The interplay between medicine and the economy is hard to ignore in this era of health care reform, but sometimes the boundary that separates the two is as vague as the edges of Unger’s clouds.
At the Interscience Conference on Antimicrobial Agents and Chemotherapy in Boston this week, Dr. Bienvenido G. Yangco of the Infectious Disease Research Institute in Tampa, Fla., presented new data from a small retrospective study demonstrating the efficacy of single-dose intravenous immunoglobulin (IVIG) as an adjunctive therapy in patients with severe C. difficile colitis who didn’t respond to standard treatment with metronidazole, vancomycin, or other agents (See story).
Although passive immunotherapy with IVIG in refractory C. difficile colitis patients has been used since 1991, the doses in the published case series and observational studies in which efficacy has been demonstrated range from 200-1,250 mg/kg for up to 5 consecutive days or once every 3 weeks for 2-3 doses, Dr. Yangco said. In contrast, the patients in his clinic who were included in the retrospective analysis received a single 200-400 mg dose of IVIG.

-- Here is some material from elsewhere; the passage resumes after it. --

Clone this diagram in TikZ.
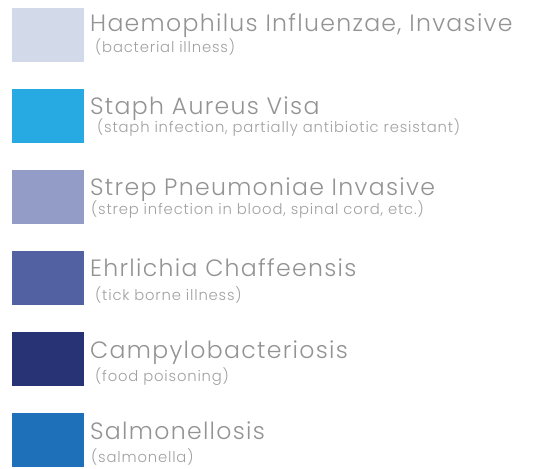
\documentclass[tikz,border=0pt]{standalone}
\usepackage{fontspec}
\setmainfont{Poppins}[UprightFont=* Light]
\newfontfamily\legendfont{Poppins}[UprightFont=* Light, LetterSpace=5.5]
\definecolor{cA}{HTML}{D2D9E8}
\definecolor{cB}{HTML}{27A9E1}
\definecolor{cC}{HTML}{939CC6}
\definecolor{cD}{HTML}{5161A1}
\definecolor{cE}{HTML}{283375}
\definecolor{cF}{HTML}{1E71B8}
\definecolor{titlegray}{HTML}{939393}
\definecolor{subgray}{HTML}{A0A0A0}
\tikzset{
  swatch/.style={inner sep=0pt, minimum width=72pt, minimum height=54pt, anchor=north west, draw=none},
  titletext/.style={anchor=base west, inner sep=0pt, text=titlegray, font=\legendfont\fontsize{23.6}{23.6}\selectfont},
  subtext/.style={anchor=base west, inner sep=0pt, text=subgray, font=\legendfont\fontsize{14.8}{14.8}\selectfont},
}
\begin{document}
\begin{tikzpicture}[x=1pt,y=-1pt]
\useasboundingbox (0,0) rectangle (537,468);
\node[swatch, fill=cA] (s1) at (12,8) {};
\node[swatch, fill=cB] (s2) at (12,89) {};
\node[swatch, fill=cC] (s3) at (12,170) {};
\node[swatch, fill=cD] (s4) at (12,251) {};
\node[swatch, fill=cE] (s5) at (12,332) {};
\node[swatch, fill=cF] (s6) at (12,413) {};
\node[titletext] (t1) at (90,31.5) {Haemophilus Influenzae, Invasive};
\node[subtext] (u1) at (95,53) {(bacterial illness)};
\node[titletext] (t2) at (90,114.5) {Staph Aureus Visa};
\node[subtext] (u2) at (97,132.5) {(staph infection, partially antibiotic resistant)};
\node[titletext] (t3) at (90,195.5) {Strep Pneumoniae Invasive};
\node[subtext] (u3) at (91,214) {(strep infection in blood, spinal cord, etc.)};
\node[titletext] (t4) at (90,276.5) {Ehrlichia Chaffeensis};
\node[subtext] (u4) at (95,300) {(tick borne illness)};
\node[titletext] (t5) at (90,358) {Campylobacteriosis};
\node[subtext] (u5) at (95,381) {(food poisoning)};
\node[titletext] (t6) at (90,439) {Salmonellosis};
\node[subtext] (u6) at (91,462) {(salmonella)};
\end{tikzpicture}
\end{document}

The decision to go with the small-dose, shorter-course treatment was, primarily, an economic concession, Dr. Yangco said. “Our study started in the beginning of 2009, when we were starting to experience the worst economic crisis facing our country, when banks and other companies going down the tubes were being bailed out by the government,” he explained. “At the same time, we started seeing these very sick patients with C. difficile, and I wanted to treat them with IVIG like I’d read in the literature, but I knew that using a 3-5 day course would not put me on the good side of the payers, and the administration would probably call me on it,” he said. “I told the pharmacy department that my patients needed a ‘stimulus package,’ and I tried the idea of single-dose IVIG to bail them out.”
In a nod to the science behind the decision, Dr. Yangco noted that single-dose IVIG is an effective maintenance therapy for patients with hypogammaglobulinemia, “and I thought it might work for my patients.”
The single-dose approach did work, and most of the very ill patients in the study recovered. Even so, the clouds seem a little more gray.